** START OF Source material **

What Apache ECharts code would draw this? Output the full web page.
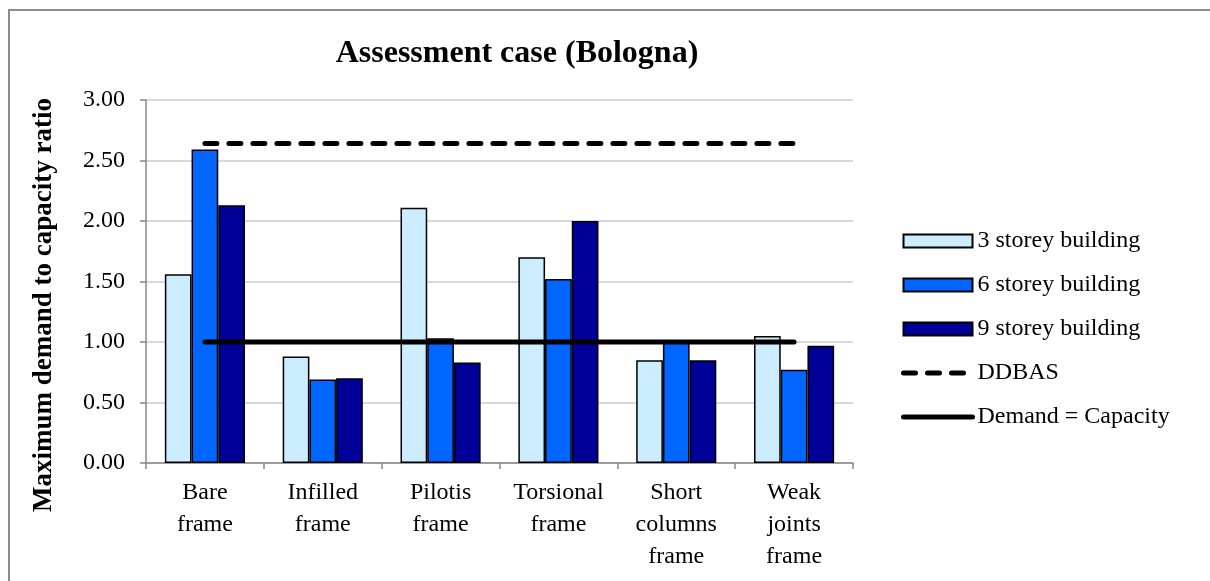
<!DOCTYPE html>
<html>
<head>
<meta charset="utf-8">
<script src="https://cdn.jsdelivr.net/npm/echarts@6/dist/echarts.min.js"></script>
<style>html,body{margin:0;padding:0;background:#fff}#c{width:1210px;height:581px}</style>
</head>
<body>
<div id="c"></div>
<script>
const categories = ['Bare\nframe', 'Infilled\nframe', 'Pilotis\nframe', 'Torsional\nframe', 'Short\ncolumns\nframe', 'Weak\njoints\nframe'];
const storey3 = [1.56, 0.88, 2.11, 1.70, 0.85, 1.05];
const storey6 = [2.59, 0.69, 1.03, 1.52, 1.00, 0.77];
const storey9 = [2.13, 0.70, 0.83, 2.00, 0.85, 0.97];
const ddbas = [2.64, 2.64, 2.64, 2.64, 2.64, 2.64];
const demandCapacity = [1.00, 1.00, 1.00, 1.00, 1.00, 1.00];
const yTicks = [0, 0.5, 1, 1.5, 2, 2.5, 3];
const yAxisTitle = 'Maximum demand to capacity ratio';

const serif = 'Liberation Serif';
const chart = echarts.init(document.getElementById('c'));
const barBorder = {borderColor: '#000', borderWidth: 1.5};
const dashPattern = [12, 12];
chart.setOption({
  animation: false,
  backgroundColor: '#fff',
  graphic: [
    {type: 'rect', shape: {x: 9, y: 10, width: 1220, height: 600}, style: {fill: 'none', stroke: '#8c8c8c', lineWidth: 2}, silent: true},
    {type: 'text', x: 44, y: 305, rotation: Math.PI / 2, silent: true,
     style: {text: yAxisTitle, fontFamily: serif, fontWeight: 'bold', fontSize: 27, fill: '#000', align: 'center', verticalAlign: 'middle'}}
  ],
  title: {
    text: 'Assessment case (Bologna)', left: 512, top: 33, textAlign: 'center',
    textStyle: {fontFamily: serif, fontWeight: 'bold', fontSize: 32, color: '#000'}
  },
  grid: {left: 146, right: 357, top: 100, bottom: 118},
  legend: {
    orient: 'vertical', left: 896, top: 224, itemWidth: 69, itemHeight: 13, itemGap: 20,
    textStyle: {fontFamily: serif, fontSize: 24, color: '#000'},
    data: [
      {name: '3 storey building', icon: 'rect'},
      {name: '6 storey building', icon: 'rect'},
      {name: '9 storey building', icon: 'rect'},
      {name: 'DDBAS', itemStyle: {opacity: 0}, lineStyle: {width: 5, color: '#000', type: dashPattern, cap: 'round'}},
      {name: 'Demand = Capacity', itemStyle: {opacity: 0}, lineStyle: {width: 5, color: '#000', type: 'solid', cap: 'round'}}
    ]
  },
  xAxis: {
    type: 'category', data: categories,
    axisLine: {lineStyle: {color: '#888', width: 1.5}},
    axisTick: {show: true, length: 6, lineStyle: {color: '#888', width: 1.5}},
    axisLabel: {interval: 0, fontFamily: serif, fontSize: 24, color: '#000', lineHeight: 32, margin: 14}
  },
  yAxis: {
    type: 'value', min: yTicks[0], max: yTicks[yTicks.length - 1], interval: 0.5,
    axisLine: {show: true, lineStyle: {color: '#888', width: 1.5}},
    axisTick: {show: true, length: 6, lineStyle: {color: '#888', width: 1.5}},
    axisLabel: {fontFamily: serif, fontSize: 24, color: '#000', margin: 21, formatter: v => v.toFixed(2)},
    splitLine: {lineStyle: {color: '#d9d9d9', width: 2}}
  },
  series: [
    {name: '3 storey building', type: 'bar', data: storey3, barGap: '0%', barCategoryGap: '32%', itemStyle: Object.assign({color: '#CCECFF'}, barBorder)},
    {name: '6 storey building', type: 'bar', data: storey6, barGap: '0%', barCategoryGap: '32%', itemStyle: Object.assign({color: '#0066FF'}, barBorder)},
    {name: '9 storey building', type: 'bar', data: storey9, barGap: '0%', barCategoryGap: '32%', itemStyle: Object.assign({color: '#000099'}, barBorder)},
    {name: 'DDBAS', type: 'line', data: ddbas, symbol: 'none', itemStyle: {color: '#000'},
     lineStyle: {color: '#000', width: 5, type: dashPattern, cap: 'round'}},
    {name: 'Demand = Capacity', type: 'line', data: demandCapacity, symbol: 'none', itemStyle: {color: '#000'},
     lineStyle: {color: '#000', width: 5, cap: 'round'}}
  ]
});
</script>
</body>
</html>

** END OF Source material **

Problem to work on:
What is needed is an exact reproduction of the data, pictures excluded.

Full output:
What Apache ECharts code would draw this? Output the full web page.
<!DOCTYPE html>
<html>
<head>
<meta charset="utf-8">
<script src="https://cdn.jsdelivr.net/npm/echarts@6/dist/echarts.min.js"></script>
<style>html,body{margin:0;padding:0;background:#fff}#c{width:1210px;height:581px}</style>
</head>
<body>
<div id="c"></div>
<script>
const categories = ['Bare\nframe', 'Infilled\nframe', 'Pilotis\nframe', 'Torsional\nframe', 'Short\ncolumns\nframe', 'Weak\njoints\nframe'];
const storey3 = [1.56, 0.88, 2.11, 1.70, 0.85, 1.05];
const storey6 = [2.59, 0.69, 1.03, 1.52, 1.00, 0.77];
const storey9 = [2.13, 0.70, 0.83, 2.00, 0.85, 0.97];
const ddbas = [2.64, 2.64, 2.64, 2.64, 2.64, 2.64];
const demandCapacity = [1.00, 1.00, 1.00, 1.00, 1.00, 1.00];
const yTicks = [0, 0.5, 1, 1.5, 2, 2.5, 3];
const yAxisTitle = 'Maximum demand to capacity ratio';

const serif = 'Liberation Serif';
const chart = echarts.init(document.getElementById('c'));
const barBorder = {borderColor: '#000', borderWidth: 1.5};
const dashPattern = [12, 12];
chart.setOption({
  animation: false,
  backgroundColor: '#fff',
  graphic: [
    {type: 'rect', shape: {x: 9, y: 10, width: 1220, height: 600}, style: {fill: 'none', stroke: '#8c8c8c', lineWidth: 2}, silent: true},
    {type: 'text', x: 44, y: 305, rotation: Math.PI / 2, silent: true,
     style: {text: yAxisTitle, fontFamily: serif, fontWeight: 'bold', fontSize: 27, fill: '#000', align: 'center', verticalAlign: 'middle'}}
  ],
  title: {
    text: 'Assessment case (Bologna)', left: 512, top: 33, textAlign: 'center',
    textStyle: {fontFamily: serif, fontWeight: 'bold', fontSize: 32, color: '#000'}
  },
  grid: {left: 146, right: 357, top: 100, bottom: 118},
  legend: {
    orient: 'vertical', left: 896, top: 224, itemWidth: 69, itemHeight: 13, itemGap: 20,
    textStyle: {fontFamily: serif, fontSize: 24, color: '#000'},
    data: [
      {name: '3 storey building', icon: 'rect'},
      {name: '6 storey building', icon: 'rect'},
      {name: '9 storey building', icon: 'rect'},
      {name: 'DDBAS', itemStyle: {opacity: 0}, lineStyle: {width: 5, color: '#000', type: dashPattern, cap: 'round'}},
      {name: 'Demand = Capacity', itemStyle: {opacity: 0}, lineStyle: {width: 5, color: '#000', type: 'solid', cap: 'round'}}
    ]
  },
  xAxis: {
    type: 'category', data: categories,
    axisLine: {lineStyle: {color: '#888', width: 1.5}},
    axisTick: {show: true, length: 6, lineStyle: {color: '#888', width: 1.5}},
    axisLabel: {interval: 0, fontFamily: serif, fontSize: 24, color: '#000', lineHeight: 32, margin: 14}
  },
  yAxis: {
    type: 'value', min: yTicks[0], max: yTicks[yTicks.length - 1], interval: 0.5,
    axisLine: {show: true, lineStyle: {color: '#888', width: 1.5}},
    axisTick: {show: true, length: 6, lineStyle: {color: '#888', width: 1.5}},
    axisLabel: {fontFamily: serif, fontSize: 24, color: '#000', margin: 21, formatter: v => v.toFixed(2)},
    splitLine: {lineStyle: {color: '#d9d9d9', width: 2}}
  },
  series: [
    {name: '3 storey building', type: 'bar', data: storey3, barGap: '0%', barCategoryGap: '32%', itemStyle: Object.assign({color: '#CCECFF'}, barBorder)},
    {name: '6 storey building', type: 'bar', data: storey6, barGap: '0%', barCategoryGap: '32%', itemStyle: Object.assign({color: '#0066FF'}, barBorder)},
    {name: '9 storey building', type: 'bar', data: storey9, barGap: '0%', barCategoryGap: '32%', itemStyle: Object.assign({color: '#000099'}, barBorder)},
    {name: 'DDBAS', type: 'line', data: ddbas, symbol: 'none', itemStyle: {color: '#000'},
     lineStyle: {color: '#000', width: 5, type: dashPattern, cap: 'round'}},
    {name: 'Demand = Capacity', type: 'line', data: demandCapacity, symbol: 'none', itemStyle: {color: '#000'},
     lineStyle: {color: '#000', width: 5, cap: 'round'}}
  ]
});
</script>
</body>
</html>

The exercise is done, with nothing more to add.